2. A speech input retrieval system, which retrieves in response to a query input by speech, comprising:

a speech recognition means, which performs speech recognition of the query input by speech using an acoustic model and a language model that is generated from a retrieval target database;

a retrieval means, which searches a database in response to the query to which speech recognition has been performed;

a retrieval result display means, which displays the retrieval results; and

a language model generation means, which regenerates the language model with retrieval results from the retrieval means,

wherein

the speech recognition means re-performs speech recognition in response to the query using the regenerated language model, and

the retrieval means conducts a retrieval once again using the query to which speech recognition has been re-performed.

3. The speech input retrieval system of claim 2, wherein,

the retrieval means calculates the matching degree with the query and outputs in order from the highest matching degree, and

the language model generation means uses already established retrieval results with high matching degree when regenerating the language model with the retrieval results from the retrieval means.

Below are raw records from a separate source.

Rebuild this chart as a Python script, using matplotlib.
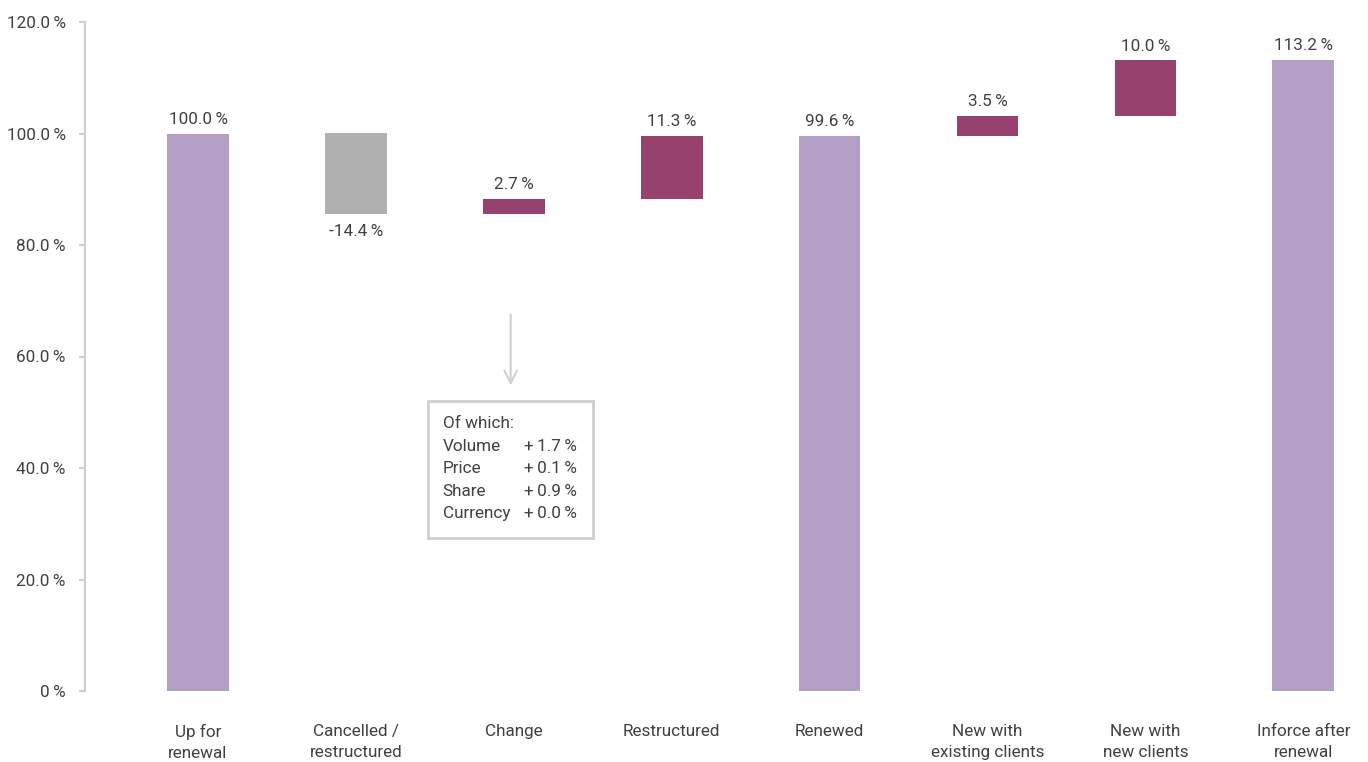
import matplotlib
matplotlib.use("Agg")
import matplotlib.pyplot as plt
from matplotlib.patches import Rectangle

plt.rcParams['font.family'] = ['Roboto', 'DejaVu Sans']

# data
categories = ["Up for\nrenewal", "Cancelled /\nrestructured", "Change", "Restructured",
              "Renewed", "New with\nexisting clients", "New with\nnew clients", "Inforce after\nrenewal"]
values = [100.0, -14.4, 2.7, 11.3, 99.6, 3.5, 10.0, 113.2]
is_total = [True, False, False, False, True, False, False, True]
breakdown_names = ["Volume", "Price", "Share", "Currency"]
breakdown_values = [1.7, 0.1, 0.9, 0.0]
y_ticks = [0, 20, 40, 60, 80, 100, 120]

c_total = "#b4a0c6"
c_pos = "#97426e"
c_neg = "#b0b0b0"
c_text = "#404040"
c_line = "#cfcfcf"
TS = "\u2009"
FS = 12.3

fig = plt.figure(figsize=(13.68, 7.62), dpi=100)
ax = fig.add_axes([85 / 1368, 71 / 762, 1 - 85 / 1368, (691 - 22) / 762])

running = 0.0
for i, (v, tot) in enumerate(zip(values, is_total)):
    if tot:
        bottom, h = 0.0, v
        running = v
        col = c_total
    else:
        if v < 0:
            bottom, h = running + v, -v
            col = c_neg
        else:
            bottom, h = running, v
            col = c_pos
        running += v
    ax.bar(i, h, bottom=bottom, width=0.39, color=col, zorder=2)
    lab = f"{v:.1f}{TS}%"
    if v >= 0:
        ax.annotate(lab, (i, bottom + h), xytext=(0, 5), textcoords="offset points",
                    ha="center", va="bottom", fontsize=FS, color=c_text)
    else:
        ax.annotate(lab, (i, bottom), xytext=(0, -7), textcoords="offset points",
                    ha="center", va="top", fontsize=FS, color=c_text)

ax.set_xlim(-0.716, 7.41)
ax.set_ylim(0, 120)
ax.set_yticks(y_ticks)
ax.set_yticklabels([f"0{TS}%" if t == 0 else f"{t:.1f}{TS}%" for t in y_ticks],
                   fontsize=FS, color=c_text)
ax.tick_params(axis="y", length=4, width=1.5, color=c_line, pad=10)
ax.set_xticks(range(len(categories)))
ax.set_xticklabels(categories, fontsize=FS, color=c_text, linespacing=1.45)
ax.tick_params(axis="x", length=0, pad=24)
for s in ["top", "right", "bottom"]:
    ax.spines[s].set_visible(False)
ax.spines["left"].set_color(c_line)
ax.spines["left"].set_linewidth(1.5)

# arrow from Change bar to breakdown box
ax.annotate("", xy=(1.98, 54.3), xytext=(1.98, 68.0),
            arrowprops=dict(arrowstyle="->,head_length=0.9,head_width=0.45",
                            color=c_line, lw=1.5))

# breakdown box
ax.add_patch(Rectangle((1.458, 27.4), 2.503 - 1.458, 52.0 - 27.4, fill=False,
                       edgecolor=c_line, lw=2, zorder=3))
ax.text(1.55, 47.9, "Of which:", fontsize=FS, color=c_text, va="center")
for k, (n, bv) in enumerate(zip(breakdown_names, breakdown_values)):
    yy = 43.9 - k * 4.05
    ax.text(1.55, yy, n, fontsize=FS, color=c_text, va="center")
    ax.text(2.40, yy, f"+{TS}{bv:.1f}{TS}%", fontsize=FS, color=c_text,
            va="center", ha="right")

fig.savefig("out.png", dpi=100)
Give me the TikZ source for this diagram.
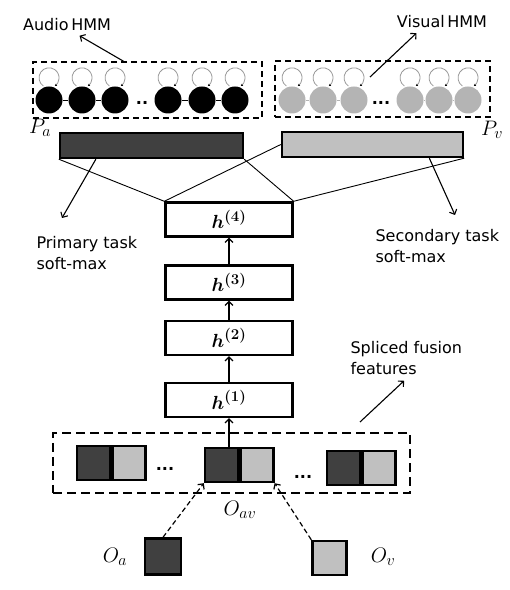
\RequirePackage{fix-cm}
\documentclass[tikz,border=0pt]{standalone}
\usepackage{amsmath, amssymb}
\usepackage{fontspec}
\setmainfont{DejaVu Sans}
\usepackage{tikz}
\usetikzlibrary{calc, arrows.meta}

\definecolor{darkfill}{RGB}{64,64,64}
\definecolor{lightfill}{RGB}{192,192,192}
\definecolor{hmmgray}{RGB}{180,180,180}
\DeclareMathSizes{19}{19}{15}{12}
\DeclareMathSizes{21}{21}{16}{12}
\newcommand{\hlay}[1]{$\boldsymbol{h}^{\boldsymbol{(#1)}}$}

\begin{document}
\begin{tikzpicture}[x=1pt, y=1pt, >={Straight Barb[length=4pt, width=8pt]},
  every node/.style={font=\fontsize{16}{21}\selectfont},
  mathlab/.style={font=\fontsize{21}{22}\selectfont, inner sep=1pt},
  hmmbox/.style={draw, dashed, line width=1.5pt, dash pattern=on 6pt off 4pt, inner sep=0pt},
  fusebox/.style={draw, line width=2.2pt, dash pattern=on 9pt off 5pt, inner sep=0pt},
  astate/.style={circle, fill=black, minimum size=27pt, inner sep=0pt},
  vstate/.style={circle, fill=hmmgray, minimum size=27pt, inner sep=0pt},
  loopline/.style={draw=gray!80, line width=0.8pt},
  layerbox/.style={draw, line width=2.4pt, fill=white, minimum width=127pt, minimum height=34pt, inner sep=0pt, font=\fontsize{19}{20}\selectfont},
  darkbar/.style={draw, line width=2.4pt, fill=darkfill, minimum width=183pt, minimum height=25pt, inner sep=0pt},
  lightbar/.style={draw, line width=2.4pt, fill=lightfill, minimum width=181pt, minimum height=25pt, inner sep=0pt},
  darksq/.style={draw, line width=2.4pt, fill=darkfill, minimum width=33pt, minimum height=34pt, inner sep=0pt},
  lightsq/.style={draw, line width=2.4pt, fill=lightfill, minimum width=33pt, minimum height=34pt, inner sep=0pt},
  thinline/.style={line width=0.9pt},
  arrowline/.style={->, line width=1.1pt},
  dasharrow/.style={->, line width=1.2pt, dash pattern=on 5pt off 3pt}]
  \useasboundingbox (0,0) rectangle (510,590);

  \node[hmmbox, minimum width=229pt, minimum height=56pt] (abox) at (147.5,500) {};
  \node[hmmbox, minimum width=215pt, minimum height=56pt] (vbox) at (382.5,501) {};
  \foreach \x [count=\i] in {49,82,115,168,202,235}{
    \node[astate] (a\i) at (\x,490) {};
    \draw[loopline, -{Latex[length=2pt, width=2.5pt, black]}] (a\i.north) ++(-5.7,0.3) arc[start angle=235, end angle=-55, radius=10];
  }
  \foreach \x [count=\i] in {292,323,354,410,439,468}{
    \node[vstate] (v\i) at (\x,490) {};
    \draw[loopline, -{Latex[length=2pt, width=2.5pt, black]}] (v\i.north) ++(-5.7,0.3) arc[start angle=235, end angle=-55, radius=10];
  }
  \foreach \i/\j in {1/2,2/3,4/5,5/6}{
    \draw[thinline] (a\i) -- (a\j);
    \draw[thinline, hmmgray] (v\i) -- (v\j);
  }
  \node[anchor=base, font=\fontsize{16}{21}\bfseries] (adots) at (142,485) {..};
  \node[anchor=base, font=\fontsize{16}{21}\bfseries] (vdots) at (381,485) {...};

  \node (alab) at (67,565) {Audio\,HMM};
  \node (vlab) at (442,568) {Visual\,HMM};
  \coordinate (vtail) at (370,513);
  \draw[arrowline, shorten >=2pt] ($(abox.north)+(-24,0)$) -- (alab.318);
  \draw[arrowline, shorten >=2pt] (vtail) -- (vlab.202);

  \node[darkbar] (pa) at (151.5,444.5) {};
  \node[lightbar] (pv) at (372.5,445.5) {};
  \node[mathlab] (palab) at (40,462) {$P_a$};
  \node[mathlab] (pvlab) at (492,460) {$P_v$};

  \node[layerbox] (h4) at (229,370.5) {\hlay{4}};
  \node[layerbox] (h3) at (229,307.5) {\hlay{3}};
  \node[layerbox] (h2) at (229,252) {\hlay{2}};
  \node[layerbox] (h1) at (229,190) {\hlay{1}};
  \draw[arrowline] (h3) -- (h4);
  \draw[arrowline] (h2) -- (h3);
  \draw[arrowline] (h1) -- (h2);

  \draw[thinline] (h4.north west) -- (pa.south west);
  \draw[thinline] (h4.north west) -- (pv.west);
  \draw[thinline] (h4.north east) -- (pa.south east);
  \draw[thinline] (h4.north east) -- (pv.south east);

  \node[align=left, anchor=west] (plab) at (33,336.5) {Primary task\\soft-max};
  \node[align=left, anchor=west] (slab2) at (372,343.5) {Secondary task\\soft-max};
  \coordinate (ptip) at (62,372);
  \coordinate (stip) at (455,375);
  \draw[arrowline] ($(pa.south west)!0.2!(pa.south east)$) -- (ptip);
  \draw[arrowline] ($(pv.south west)!0.81!(pv.south east)$) -- (stip);

  \node[align=left, anchor=west] (flab) at (347,231.5) {Spliced fusion\\features};
  \coordinate (ftail) at (360,168);
  \draw[arrowline, shorten >=3pt] (ftail) -- (flab.south);

  \node[fusebox, minimum width=357pt, minimum height=60pt] (fuse) at (231.5,127) {};
  \node[darksq] (d1) at (93.5,127) {};
  \node[lightsq, anchor=west] (l1) at (d1.east) {};
  \node[darksq] (d2) at (221.5,125) {};
  \node[lightsq, anchor=west] (l2) at (d2.east) {};
  \node[darksq] (d3) at (343.5,122) {};
  \node[lightsq, anchor=west] (l3) at (d3.east) {};
  \node[anchor=base, font=\fontsize{16}{21}\bfseries] (fdots1) at (165,119) {...};
  \node[anchor=base, font=\fontsize{16}{21}\bfseries] (fdots2) at (303,111) {...};
  \draw[arrowline] (d2.north -| h1.south) -- (h1.south);

  \node[darksq, minimum width=36pt, minimum height=36pt] (oa) at (163,33.5) {};
  \node[lightsq, minimum width=34pt, minimum height=34pt] (ov) at (329.5,32) {};
  \node[mathlab] (oalab) at (115,33) {$O_a$};
  \node[mathlab] (ovlab) at (383,33) {$O_v$};
  \node[mathlab] (oavlab) at (240,80) {$O_{av}$};
  \draw[dasharrow] (oa.north) -- (d2.south west);
  \draw[dasharrow] (ov.north west) -- (l2.south east);
\end{tikzpicture}
\end{document}
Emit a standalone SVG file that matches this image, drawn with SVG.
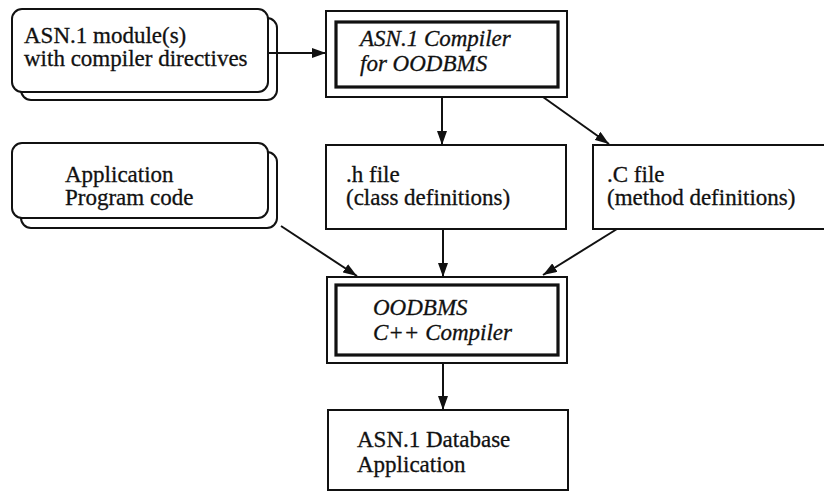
<svg xmlns="http://www.w3.org/2000/svg" width="824" height="495" viewBox="0 0 824 495">
  <style>
    .box { fill: #fff; stroke: #111; stroke-width: 2; }
    .outer { fill: #fff; stroke: #111; stroke-width: 2; }
    .inner { fill: none; stroke: #111; stroke-width: 3.2; }
    .label { font-family: "Liberation Serif", "Times New Roman", serif; font-size: 23px; fill: #111; stroke: #111; stroke-width: 0.3; }
    .ital { font-style: italic; }
    .edge { stroke: #111; stroke-width: 2; fill: none; marker-end: url(#head); }
  </style>
  <defs>
    <marker id="head" viewBox="0 0 14 10" refX="14" refY="5" markerWidth="14" markerHeight="10" markerUnits="userSpaceOnUse" orient="auto">
      <path d="M0,0 L14,5 L0,10 Z" fill="#111"/>
    </marker>
  </defs>
  <rect width="824" height="495" fill="#fff"/>

  <!-- source modules (stacked sheets) -->
  <g id="asn1-modules">
    <rect class="box" x="21" y="18" width="256" height="82" rx="10"/>
    <rect class="box" x="12" y="9" width="256" height="83" rx="10"/>
    <text class="label" x="24" y="43">ASN.1 module(s)</text>
    <text class="label" x="24" y="66">with compiler directives</text>
  </g>

  <!-- ASN.1 compiler -->
  <g id="asn1-compiler">
    <rect class="outer" x="326" y="11" width="241" height="86"/>
    <rect class="inner" x="336" y="22" width="222" height="65"/>
    <text class="label ital" x="360" y="46">ASN.1 Compiler</text>
    <text class="label ital" x="360" y="71">for OODBMS</text>
  </g>

  <!-- application code (stacked sheets) -->
  <g id="app-code">
    <rect class="box" x="21" y="152" width="256" height="76" rx="10"/>
    <rect class="box" x="12" y="143" width="256" height="75" rx="10"/>
    <text class="label" x="65" y="182">Application</text>
    <text class="label" x="65" y="205">Program code</text>
  </g>

  <!-- generated header -->
  <g id="h-file">
    <rect class="box" x="326" y="145" width="240" height="84"/>
    <text class="label" x="346" y="182">.h file</text>
    <text class="label" x="346" y="205">(class definitions)</text>
  </g>

  <!-- generated methods -->
  <g id="c-file">
    <rect class="box" x="593" y="145" width="240" height="84"/>
    <text class="label" x="607" y="182">.C file</text>
    <text class="label" x="607" y="205">(method definitions)</text>
  </g>

  <!-- C++ compiler -->
  <g id="cpp-compiler">
    <rect class="outer" x="327" y="277" width="240" height="86"/>
    <rect class="inner" x="336" y="285" width="222" height="70"/>
    <text class="label ital" x="373" y="315">OODBMS</text>
    <text class="label ital" x="373" y="340">C++ Compiler</text>
  </g>

  <!-- resulting application -->
  <g id="db-app">
    <rect class="box" x="328" y="410" width="240" height="80"/>
    <text class="label" x="357" y="447">ASN.1 Database</text>
    <text class="label" x="357" y="472">Application</text>
  </g>

  <g id="connectors">
    <line class="edge" x1="268" y1="53" x2="326" y2="53"/>
    <line class="edge" x1="442" y1="97" x2="442" y2="145"/>
    <line class="edge" x1="543" y1="97" x2="609" y2="144"/>
    <line class="edge" x1="281" y1="226" x2="357" y2="276"/>
    <line class="edge" x1="443" y1="229" x2="443" y2="277"/>
    <line class="edge" x1="617" y1="229" x2="543" y2="275"/>
    <line class="edge" x1="443" y1="363" x2="443" y2="410"/>
  </g>
</svg>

4. A recording medium that is recorded with a computer program, which allows integration of the speech input retrieval system of claim 2 in a computer system.

5. A computer program, which allows integration of the speech input retrieval system of claim 2 in a computer system

6. A recording medium that is recorded with a computer program, which allows integration of the speech input retrieval system of claim 3 in a computer system.

7. A computer program, which allows integration of the speech input retrieval system of claim 3 in a computer system.